**AIM OF THE EXERCISE:** Copy everything in the data below exactly except the pictures.

## BEGIN PROVIDED DATA

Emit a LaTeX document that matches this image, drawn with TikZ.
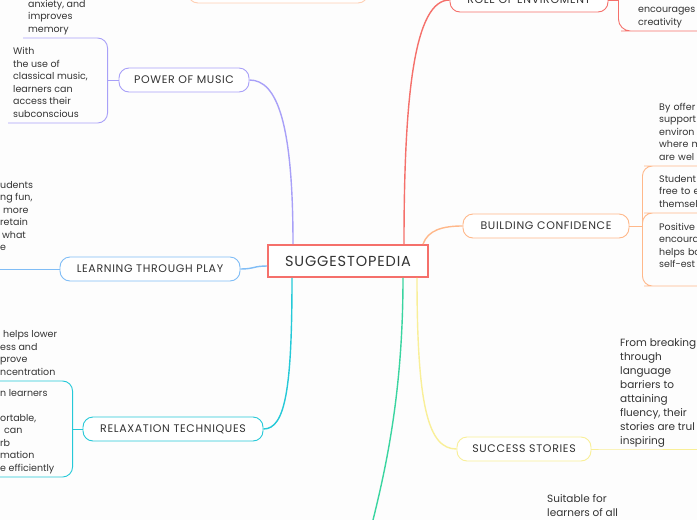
\documentclass[tikz,border=0pt]{standalone}
\usepackage{fontspec}
\setmainfont{Poppins}
\newfontfamily\capsfont[LetterSpace=6]{Poppins}
\usepackage{tikz}
\usetikzlibrary{positioning,calc}
\definecolor{ink}{HTML}{333333}
\definecolor{paper}{HTML}{FDFDFD}
\definecolor{rose}{HTML}{F5706B}
\definecolor{violet}{HTML}{A8A0F8}
\definecolor{azure}{HTML}{80BDF6}
\definecolor{aqua}{HTML}{25C9D8}
\definecolor{peach}{HTML}{FFB88A}
\definecolor{lemon}{HTML}{F9EF98}
\definecolor{jade}{HTML}{3AD5A0}
\definecolor{blush}{HTML}{FFCFB3}
\tikzset{
  branch/.style={line width=1.4pt},
  twig/.style={line width=0.9pt,rounded corners=10pt},
  topic/.style={rounded corners=10pt,draw,line width=0.9pt,fill=white,
    minimum height=24pt,inner sep=0pt,text=ink,
    font=\capsfont\fontsize{11}{12}\selectfont},
  note/.style={anchor=south west,inner xsep=5pt,inner ysep=2pt,align=left,
    text=ink,font=\fontsize{9.5}{12.5}\selectfont},
  bignote/.style={note,inner ysep=0.5pt,font=\fontsize{10.5}{14}\selectfont}
}
\begin{document}
\begin{tikzpicture}[x=1pt,y=-1pt]
  \fill[paper] (0,0) rectangle (697,520);
  \useasboundingbox (0,0) rectangle (697,520);
  % centre and main topics
  \node[draw=rose,line width=1.8pt,fill=white,minimum width=160pt,minimum height=32pt,
    text=ink,font=\capsfont\fontsize{14.5}{16}\selectfont] (core) at (348,261) {SUGGESTOPEDIA};
  \node[topic,draw=violet,minimum width=130pt] (music) at (184,80) {POWER OF MUSIC};
  \node[topic,draw=azure,minimum width=180pt] (play) at (150,269) {LEARNING THROUGH PLAY};
  \node[topic,draw=aqua,minimum width=180pt] (relax) at (173,429) {RELAXATION TECHNIQUES};
  \node[topic,draw=rose,minimum width=158pt] (envir) at (529,0) {ROLE OF ENVIROMENT};
  \node[topic,draw=peach,minimum width=166pt] (confid) at (546,226) {BUILDING CONFIDENCE};
  \node[topic,draw=lemon,minimum width=134pt] (success) at (524,449) {SUCCESS STORIES};
  \node[topic,draw=blush,minimum width=180pt] (offpage) at (278,-9) {};
  \coordinate (exit) at (366,548);
  % branches
  \draw[branch,violet] ([xshift=-55pt]core.north) .. controls +(0,-120) and +(28,0) .. (music.east);
  \draw[branch,azure] ([yshift=-5pt]core.west) .. controls +(-14,0) and +(14,0) .. (play.east);
  \draw[branch,aqua] ([xshift=-56pt]core.south) .. controls +(0,110) and +(22,0) .. (relax.east);
  \draw[branch,rose] ([xshift=56pt]core.north) .. controls +(0,-150) and +(-35,0) .. (envir.west);
  \draw[branch,peach] ([xshift=75pt]core.north) .. controls +(5,-14) and +(-20,0) .. (confid.west);
  \draw[branch,lemon] ([xshift=69pt]core.south) .. controls +(0,130) and +(-28,0) .. (success.west);
  \draw[branch,jade] ([xshift=55pt]core.south) .. controls +(0,130) and +(15,-60) .. (exit);
  % power of music
  \node[note] (memory) at (23,38) {anxiety, and\\improves\\memory\strut};
  \node[note] (subcon) at (8,123) {With\\the use of\\classical music,\\learners can\\access their\\subconscious\strut};
  \coordinate (mfork) at ([xshift=-11pt]music.west);
  \draw[twig,violet] (memory.south west) -| (mfork);
  \draw[twig,violet] (subcon.south west) -| (mfork);
  \draw[twig,violet] (mfork) -- (music.west);
  % learning through play
  \node[note] (fun) at (-5,269) {udents\\ng fun,\\\hspace*{3pt}more\\retain\\\hspace*{2pt}what\\e\\~\strut};
  \draw[twig,azure] (fun.south west) -- (play.west);
  % relaxation techniques
  \node[note] (lower) at (-5,381) {\hspace*{3pt}helps lower\\ess and\\prove\\ncentration\strut};
  \node[note] (absorb) at (-5,477) {n learners\\~\\ortable,\\\hspace*{4pt}can\\rb\\mation\\e efficiently\strut};
  \coordinate (rfork) at ([xshift=-10pt]relax.west);
  \draw[twig,aqua] (lower.south west) -| (rfork);
  \draw[twig,aqua] (absorb.south west) -| (rfork);
  \draw[twig,aqua] (rfork) -- (relax.west);
  % role of enviroment
  \node[note,text width=62pt] (creat) at (633,31) {encourages\\creativity\strut};
  \coordinate (efork) at ([xshift=10pt]envir.east);
  \draw[twig,rose,line width=1.2pt] (envir.east) -- (efork);
  \draw[twig,rose,rounded corners=12pt] (efork) |- (creat.south west) -- (creat.south east);
  % building confidence
  \node[note,text width=50pt] (offer) at (654,166) {By offer\\support\\environ\\where m\\are wel\strut};
  \node[note,text width=50pt] (free) at (654,213) {Student\\free to e\\themsel\strut};
  \node[note,text width=50pt] (boost) at (654,286) {Positive\\encoura\\helps bo\\self-est\\~\strut};
  \coordinate (cfork) at ([xshift=13pt]confid.east);
  \draw[twig,peach] (confid.east) -- (cfork);
  \foreach \kid in {offer,free,boost}
    \draw[twig,peach] (cfork) |- (\kid.south west) -- (\kid.south east);
  % success stories
  \node[bignote] (fluent) at (615,449) {From breaking\\through\\language\\barriers to\\attaining\\fluency, their\\stories are trul\\inspiring\strut};
  \draw[twig,lemon] (success.east) -- (fluent.south west) -- (fluent.south east);
  \node[bignote,anchor=north west,inner sep=0pt] (suitable) at (547,494) {Suitable for\\learners of all};
\end{tikzpicture}
\end{document}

## END PROVIDED DATA

**SOLVED EXERCISE:**
Emit a LaTeX document that matches this image, drawn with TikZ.
\documentclass[tikz,border=0pt]{standalone}
\usepackage{fontspec}
\setmainfont{Poppins}
\newfontfamily\capsfont[LetterSpace=6]{Poppins}
\usepackage{tikz}
\usetikzlibrary{positioning,calc}
\definecolor{ink}{HTML}{333333}
\definecolor{paper}{HTML}{FDFDFD}
\definecolor{rose}{HTML}{F5706B}
\definecolor{violet}{HTML}{A8A0F8}
\definecolor{azure}{HTML}{80BDF6}
\definecolor{aqua}{HTML}{25C9D8}
\definecolor{peach}{HTML}{FFB88A}
\definecolor{lemon}{HTML}{F9EF98}
\definecolor{jade}{HTML}{3AD5A0}
\definecolor{blush}{HTML}{FFCFB3}
\tikzset{
  branch/.style={line width=1.4pt},
  twig/.style={line width=0.9pt,rounded corners=10pt},
  topic/.style={rounded corners=10pt,draw,line width=0.9pt,fill=white,
    minimum height=24pt,inner sep=0pt,text=ink,
    font=\capsfont\fontsize{11}{12}\selectfont},
  note/.style={anchor=south west,inner xsep=5pt,inner ysep=2pt,align=left,
    text=ink,font=\fontsize{9.5}{12.5}\selectfont},
  bignote/.style={note,inner ysep=0.5pt,font=\fontsize{10.5}{14}\selectfont}
}
\begin{document}
\begin{tikzpicture}[x=1pt,y=-1pt]
  \fill[paper] (0,0) rectangle (697,520);
  \useasboundingbox (0,0) rectangle (697,520);
  % centre and main topics
  \node[draw=rose,line width=1.8pt,fill=white,minimum width=160pt,minimum height=32pt,
    text=ink,font=\capsfont\fontsize{14.5}{16}\selectfont] (core) at (348,261) {SUGGESTOPEDIA};
  \node[topic,draw=violet,minimum width=130pt] (music) at (184,80) {POWER OF MUSIC};
  \node[topic,draw=azure,minimum width=180pt] (play) at (150,269) {LEARNING THROUGH PLAY};
  \node[topic,draw=aqua,minimum width=180pt] (relax) at (173,429) {RELAXATION TECHNIQUES};
  \node[topic,draw=rose,minimum width=158pt] (envir) at (529,0) {ROLE OF ENVIROMENT};
  \node[topic,draw=peach,minimum width=166pt] (confid) at (546,226) {BUILDING CONFIDENCE};
  \node[topic,draw=lemon,minimum width=134pt] (success) at (524,449) {SUCCESS STORIES};
  \node[topic,draw=blush,minimum width=180pt] (offpage) at (278,-9) {};
  \coordinate (exit) at (366,548);
  % branches
  \draw[branch,violet] ([xshift=-55pt]core.north) .. controls +(0,-120) and +(28,0) .. (music.east);
  \draw[branch,azure] ([yshift=-5pt]core.west) .. controls +(-14,0) and +(14,0) .. (play.east);
  \draw[branch,aqua] ([xshift=-56pt]core.south) .. controls +(0,110) and +(22,0) .. (relax.east);
  \draw[branch,rose] ([xshift=56pt]core.north) .. controls +(0,-150) and +(-35,0) .. (envir.west);
  \draw[branch,peach] ([xshift=75pt]core.north) .. controls +(5,-14) and +(-20,0) .. (confid.west);
  \draw[branch,lemon] ([xshift=69pt]core.south) .. controls +(0,130) and +(-28,0) .. (success.west);
  \draw[branch,jade] ([xshift=55pt]core.south) .. controls +(0,130) and +(15,-60) .. (exit);
  % power of music
  \node[note] (memory) at (23,38) {anxiety, and\\improves\\memory\strut};
  \node[note] (subcon) at (8,123) {With\\the use of\\classical music,\\learners can\\access their\\subconscious\strut};
  \coordinate (mfork) at ([xshift=-11pt]music.west);
  \draw[twig,violet] (memory.south west) -| (mfork);
  \draw[twig,violet] (subcon.south west) -| (mfork);
  \draw[twig,violet] (mfork) -- (music.west);
  % learning through play
  \node[note] (fun) at (-5,269) {udents\\ng fun,\\\hspace*{3pt}more\\retain\\\hspace*{2pt}what\\e\\~\strut};
  \draw[twig,azure] (fun.south west) -- (play.west);
  % relaxation techniques
  \node[note] (lower) at (-5,381) {\hspace*{3pt}helps lower\\ess and\\prove\\ncentration\strut};
  \node[note] (absorb) at (-5,477) {n learners\\~\\ortable,\\\hspace*{4pt}can\\rb\\mation\\e efficiently\strut};
  \coordinate (rfork) at ([xshift=-10pt]relax.west);
  \draw[twig,aqua] (lower.south west) -| (rfork);
  \draw[twig,aqua] (absorb.south west) -| (rfork);
  \draw[twig,aqua] (rfork) -- (relax.west);
  % role of enviroment
  \node[note,text width=62pt] (creat) at (633,31) {encourages\\creativity\strut};
  \coordinate (efork) at ([xshift=10pt]envir.east);
  \draw[twig,rose,line width=1.2pt] (envir.east) -- (efork);
  \draw[twig,rose,rounded corners=12pt] (efork) |- (creat.south west) -- (creat.south east);
  % building confidence
  \node[note,text width=50pt] (offer) at (654,166) {By offer\\support\\environ\\where m\\are wel\strut};
  \node[note,text width=50pt] (free) at (654,213) {Student\\free to e\\themsel\strut};
  \node[note,text width=50pt] (boost) at (654,286) {Positive\\encoura\\helps bo\\self-est\\~\strut};
  \coordinate (cfork) at ([xshift=13pt]confid.east);
  \draw[twig,peach] (confid.east) -- (cfork);
  \foreach \kid in {offer,free,boost}
    \draw[twig,peach] (cfork) |- (\kid.south west) -- (\kid.south east);
  % success stories
  \node[bignote] (fluent) at (615,449) {From breaking\\through\\language\\barriers to\\attaining\\fluency, their\\stories are trul\\inspiring\strut};
  \draw[twig,lemon] (success.east) -- (fluent.south west) -- (fluent.south east);
  \node[bignote,anchor=north west,inner sep=0pt] (suitable) at (547,494) {Suitable for\\learners of all};
\end{tikzpicture}
\end{document}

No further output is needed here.